RealClearMarkets: Consumer Data Access: A Bipartisan Plan to Boost Financial Innovation

By Jonah Crane and Paul Watkins

Recently the Consumer Financial Protection Bureau (CFPB) received dozens of comments on a proposed rule that could give consumers more control over their financial data.  This rulemaking on open banking presents a rare opportunity for bi-partisan agreement and may determine the pace of innovation for the financial services industry.

The term open banking describes the technology and services that enable consumers to share their financial data across institutions. If you send money using Venmo, use Acorns to automatically save money, obtain a mortgage through Rocket Mortgage, or manage your retirement savings through Wealthfront, you are using open banking technology in the background. In fact, virtually all of today’s most popular financial applications rely on open banking technology, and many traditional financial services do, too, from Charles Schwab to Fannie Mae.

Originally called “aggregation,” this technology was developed alongside internet banking in the late 1990s to enable financial advisors to see all of a client’s accounts in one place without sorting through a shoe box of account statements.  FinTechs created a vast array of new financial products from this technology by connecting to consumers’ financial accounts.

All of this innovation has occurred without a clear regulatory framework in the U.S., even though Congress authorized such regulations over a decade ago. A little-known provision of the Dodd-Frank Act, the vast post-2008 financial crisis overhaul of financial regulation, empowers consumers to share their financial data with the companies of their choice.

A quick comparison to other industries illustrates this principle’s uniqueness in American law.

For example, signing up for a social media account requires consenting to the company’s use of your data.  Once the consumer clicks “Agree,” the company essentially controls the consumers’ data. Consumers can often download their data but cannot easily share their data with competitors.

Under Section 1033 of Dodd-Frank, financial data is different. Consumers can directly access or download their data from banks and brokerages. But Section 1033 goes further and allows consumers to share their financial data with an “agent, trustee, or representative.”  It enables consumers to authorize data sharing with other banks, and FinTechs that can now efficiently compete for the consumer’s business.

Some banks have viewed open banking as a threat because their customers may now use their own account data to seek a better rate on a credit card or a loan from a competitor.  This incentivizes institutions that hold consumer accounts to hinder data sharing.  Examples include restricting access, imposing burdensome conditions, or requiring consumers to repeatedly re-enter their credentials.  Many consumers report encountering these issues in the market today.
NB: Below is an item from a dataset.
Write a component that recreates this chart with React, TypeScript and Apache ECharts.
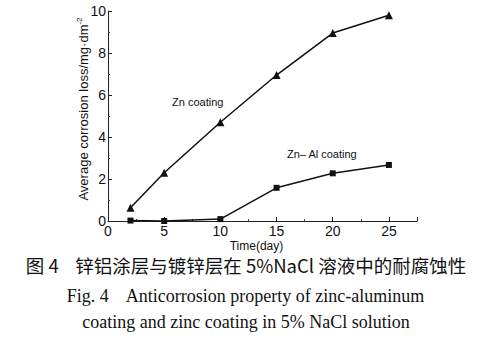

To address these challenges, governments around the world have created regulatory obligations for banks and other financial firms to permit data sharing, while imposing technical and security standards for companies that receive the data.  For example, the European Union requires all financial institutions to provide customers with the ability to share their personal financial data with other companies at the consumer’s request. The U.K. Open Banking Initiative requires consumer-authorized data sharing and creates a technology standard to do it.

So far, consumer demand has largely driven the United States version of open banking. But commercial considerations, as well as legitimate legal and security questions, now hinder further growth of this consumer-empowering technology without some clear guidance.

The CFPB should establish a framework flexible enough to encourage continued competition and innovation. But the framework should not be as prescriptive as the UK or EU frameworks, particularly on technical standards. This will ensure greater innovation and opportunities for new products and services.

Risks to consumers must also be addressed, including data breaches, and data sales for purposes the consumers is largely oblivious to.  Part of the solution is giving the consumer control: data sharing should correspond with the ability to control and revoke data permissions at some point in the ecosystem. Data recipients must also remain accountable so that consumers are protected.

The CFPB can address these consumer risks and recognize that consumer-permissioned data sharing mitigates longstanding risks already present within the financial system. Consumers need the functionality to comparison shop for credit and savings accounts, avoid overdrafts with quick fund transfers or microloans, and obtain analysis and recommendations for their personal finances.  In short, consumers need a clear right to share all of their up-to-date data viewable today in an online account.

Consumer-permissioned data sharing has been a rare area of bipartisan agreement spanning the past two administrations. President Obama’s CFPB under Director Richard Cordray was an early champion, and President Trump’s CFPB under Director Kathy Kraninger also advanced the policy. We hope the Biden Administration builds on those efforts and fosters a data ecosystem that works for consumers.

Mr. Crane is a partner with the Klaros Group, a financial services advisory and investment firm, and served as a U.S. Treasury Department official in the Obama Administration. Mr. Watkins is a managing director at Patomak Global Partners and a former official at the Consumer Financial Protection Bureau during the Trump Administration.